Childish insults and skewed graphs liberals make up on their mom's PowerPoint does not change reality. Facts-and math-are stubborn things.-- Joe Scarborough (@JoeNBC) February 11, 2013
... and our debt projections look like math, what with all of those numbers. But math is a
law. Actuarial projections are not. They are smart guesswork facilitated by multiplying current trends over many years. There's an important difference.*
For example, what if health care inflation slows down?
Actually, that's not a "what-if." Two weeks ago, CBO revealed that health care spending has "grown much more slowly than historical rates would have predicted." It cut estimates of federal spending on Medicaid and Medicare in 2020 by "about $200 billion." That's a lot of money. It is much more than Washington would save by raising the Medicare eligibility age from 65 to 67. If you thought raising the retirement age was enough to calm the market's appetite for debt reduction, then guess what? We just got those 2X those savings by doing nothing.
It's generally considered goofy for somebody to pretend he can see the next 75 years in robotics, or software, or bio-sciences. But somehow it's not goofy for Joe Scarborough, Steven Rattner and other serious, well-intentioned media people point out that we have $60+ trillion in "unfunded liabilities"
to Social Security, Medicare, and federal pensions in the next seven decades.
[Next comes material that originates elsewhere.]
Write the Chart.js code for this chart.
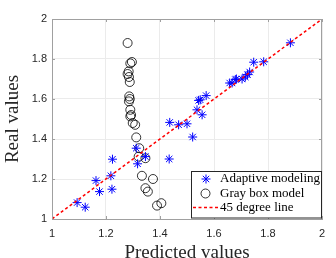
<!DOCTYPE html>
<html><head><meta charset="utf-8">
<script src="https://cdn.jsdelivr.net/npm/chart.js@4/dist/chart.umd.min.js"></script>
<style>html,body{margin:0;padding:0;background:#fff;}canvas{display:block;}</style>
</head><body>
<canvas id="c" width="336" height="258"></canvas>
<script>
const adaptiveX = [1.093,1.123,1.163,1.176,1.218,1.222,1.224,1.312,1.317,1.346,1.434,1.436,1.469,1.500,1.521,1.537,1.556,1.543,1.549,1.571,1.658,1.667,1.679,1.683,1.704,1.716,1.724,1.732,1.747,1.784,1.883];
const adaptiveY = [1.082,1.059,1.192,1.137,1.216,1.149,1.299,1.354,1.276,1.312,1.300,1.483,1.471,1.476,1.410,1.546,1.521,1.593,1.596,1.617,1.680,1.680,1.697,1.700,1.700,1.710,1.722,1.735,1.784,1.786,1.881];
const grayX = [1.280,1.296,1.290,1.284,1.280,1.285,1.288,1.286,1.288,1.285,1.290,1.293,1.290,1.299,1.308,1.312,1.323,1.321,1.346,1.333,1.374,1.346,1.355,1.389,1.405];
const grayY = [1.880,1.785,1.778,1.738,1.725,1.710,1.685,1.613,1.600,1.588,1.546,1.520,1.513,1.480,1.471,1.408,1.354,1.312,1.304,1.216,1.200,1.154,1.137,1.067,1.079];
const lineX = [1, 2];
const lineY = [1, 2];
const tickValues = [1, 1.2, 1.4, 1.6, 1.8, 2];
const seriesLabels = ['Adaptive modeling', 'Gray box model', '45 degree line'];
const xTitle = 'Predicted values';
const yTitle = 'Real values';

const pts = (xs, ys) => xs.map((x, i) => ({x: x, y: ys[i]}));
const serif = '"Liberation Serif", "DejaVu Serif", serif';
const sans = '"Liberation Sans", Arial, sans-serif';

const frame = {
  id: 'frame',
  afterDraw(chart) {
    const {ctx, chartArea: a, scales: {x, y}} = chart;
    ctx.save();
    ctx.strokeStyle = '#a0a0a0';
    ctx.lineWidth = 1;
    ctx.beginPath();
    ctx.moveTo(a.left, a.top + 0.5); ctx.lineTo(a.right, a.top + 0.5);
    ctx.moveTo(a.right - 0.5, a.top); ctx.lineTo(a.right - 0.5, a.bottom);
    tickValues.forEach(v => {
      const px = Math.round(x.getPixelForValue(v)) + 0.5;
      ctx.moveTo(px, a.top); ctx.lineTo(px, a.top + 3);
      ctx.moveTo(px, a.bottom); ctx.lineTo(px, a.bottom - 3);
      const py = Math.round(y.getPixelForValue(v)) + 0.5;
      ctx.moveTo(a.right, py); ctx.lineTo(a.right - 3, py);
      ctx.moveTo(a.left, py); ctx.lineTo(a.left + 3, py);
    });
    ctx.stroke();
    // legend
    const lx = 191.5, ly = 171.5, lw = 130, lh = 46.5;
    ctx.fillStyle = '#fff';
    ctx.fillRect(lx, ly, lw, lh);
    ctx.strokeStyle = '#262626';
    ctx.strokeRect(lx, ly, lw, lh);
    ctx.font = '13px ' + serif;
    ctx.fillStyle = '#000';
    ctx.textBaseline = 'middle';
    const rows = [179, 193.5, 207.5];
    const tx = 220;
    rows.forEach((ry, i) => ctx.fillText(chart.data.datasets[i].label, tx, ry));
    const ax = 206, ay = rows[0], r = 4.5;
    ctx.strokeStyle = '#0000ff';
    ctx.beginPath();
    ctx.moveTo(ax - r, ay); ctx.lineTo(ax + r, ay);
    ctx.moveTo(ax, ay - r); ctx.lineTo(ax, ay + r);
    const d = r * Math.SQRT1_2;
    ctx.moveTo(ax - d, ay - d); ctx.lineTo(ax + d, ay + d);
    ctx.moveTo(ax - d, ay + d); ctx.lineTo(ax + d, ay - d);
    ctx.stroke();
    ctx.strokeStyle = '#000';
    ctx.lineWidth = 0.8;
    ctx.beginPath();
    ctx.arc(205.5, rows[1], 4.5, 0, Math.PI * 2);
    ctx.stroke();
    ctx.strokeStyle = '#ff0000';
    ctx.lineWidth = 1.5;
    ctx.setLineDash([3, 2.5]);
    ctx.beginPath();
    ctx.moveTo(193, rows[2]); ctx.lineTo(219, rows[2]);
    ctx.stroke();
    ctx.restore();
  }
};

new Chart(document.getElementById('c'), {
  type: 'scatter',
  data: {
    datasets: [
      {label: seriesLabels[0], data: pts(adaptiveX, adaptiveY), pointStyle: 'star', radius: 4.5, borderColor: '#0000ff', backgroundColor: '#0000ff', borderWidth: 1, order: 2},
      {label: seriesLabels[1], data: pts(grayX, grayY), pointStyle: 'circle', radius: 4.5, borderColor: '#000000', backgroundColor: 'rgba(0,0,0,0)', borderWidth: 0.8, order: 3},
      {label: seriesLabels[2], data: pts(lineX, lineY), showLine: true, pointRadius: 0, borderColor: '#ff0000', borderWidth: 1.5, borderDash: [3, 2.5], order: 1}
    ]
  },
  options: {
    responsive: false,
    animation: false,
    devicePixelRatio: 1,
    layout: {padding: {top: 19, right: 14, bottom: 0, left: 0}},
    plugins: {legend: {display: false}, tooltip: {enabled: false}},
    scales: {
      x: {
        type: 'linear', min: 1, max: 2,
        afterFit: s => { s.height = 39; },
        afterBuildTicks: s => { s.ticks = tickValues.map(v => ({value: v})); },
        ticks: {font: {family: sans, size: 11}, color: '#262626', padding: 8, maxRotation: 0,
                callback: v => String(v)},
        grid: {color: '#ebebeb', drawTicks: false},
        border: {color: '#a0a0a0'},
        title: {display: true, text: xTitle, font: {family: serif, size: 19, lineHeight: 1}, color: '#262626', padding: {top: 0, bottom: -5}}
      },
      y: {
        type: 'linear', min: 1, max: 2,
        afterFit: s => { s.width = 52; },
        afterBuildTicks: s => { s.ticks = tickValues.map(v => ({value: v})); },
        ticks: {font: {family: sans, size: 11}, color: '#262626', padding: 5,
                callback: v => String(v)},
        grid: {color: '#ebebeb', drawTicks: false},
        border: {color: '#a0a0a0'},
        title: {display: true, text: yTitle, font: {family: serif, size: 19, lineHeight: 1}, color: '#262626', padding: {top: 4, bottom: 0}}
      }
    }
  },
  plugins: [frame]
});
</script>
</body></html>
That statistic isn't wrong. It's just kinda ... goofy. Medicare actuaries are legally obligated to predict the future of their program past 2070. But the press is not legally obligated to pretend that our actuaries are oracles.
Paul Krugman isn't an oracle either. He's just a very smart economist with an astonishingly good track record. And even he isn't saying that debts don't matter. In fact, he's saying almost exactly what Alan Blinder -- an economist Scarborough cites approvingly -- wrote in The Atlantic: Don't worry too much about deficits now, and put aside some worry about the future total cost of health care.
Deficit reduction is sometimes framed as stimulus. It's not. It's insurance -- insurance against the possibility that the market will turn against U.S. debt and drive up interest rates and badly hurt the country. Insurance isn't bad. But it's expensive. And money taken out of the economy too soon could prolong an unemployment crisis that is creating structural deficiencies in our atrophying workforce. Deficit doves should concede that there is a risk to doing nothing for too long. But deficit hawks must concede that there is also a risk to taking out that insurance policy too soon -- or distracting attention from everything we know about the economy.
Please don't say that our debt is exactly like global warming. It is true that both global warming and debt are arguably subtle and gathering forces whose impact on the world could surprise us somewhere down the line. But unlike our 2020 debt, global
warming isn't just an actuarial projection. It's a scientific finding about the world right now. And whereas even deficit hawks allow that there is good debt (right now) and bad debt (in ten years), there is no analogous argument I'm aware of that says global warming is great for the world today -- or that we actually we need more of it! -- but bad for the world tomorrow.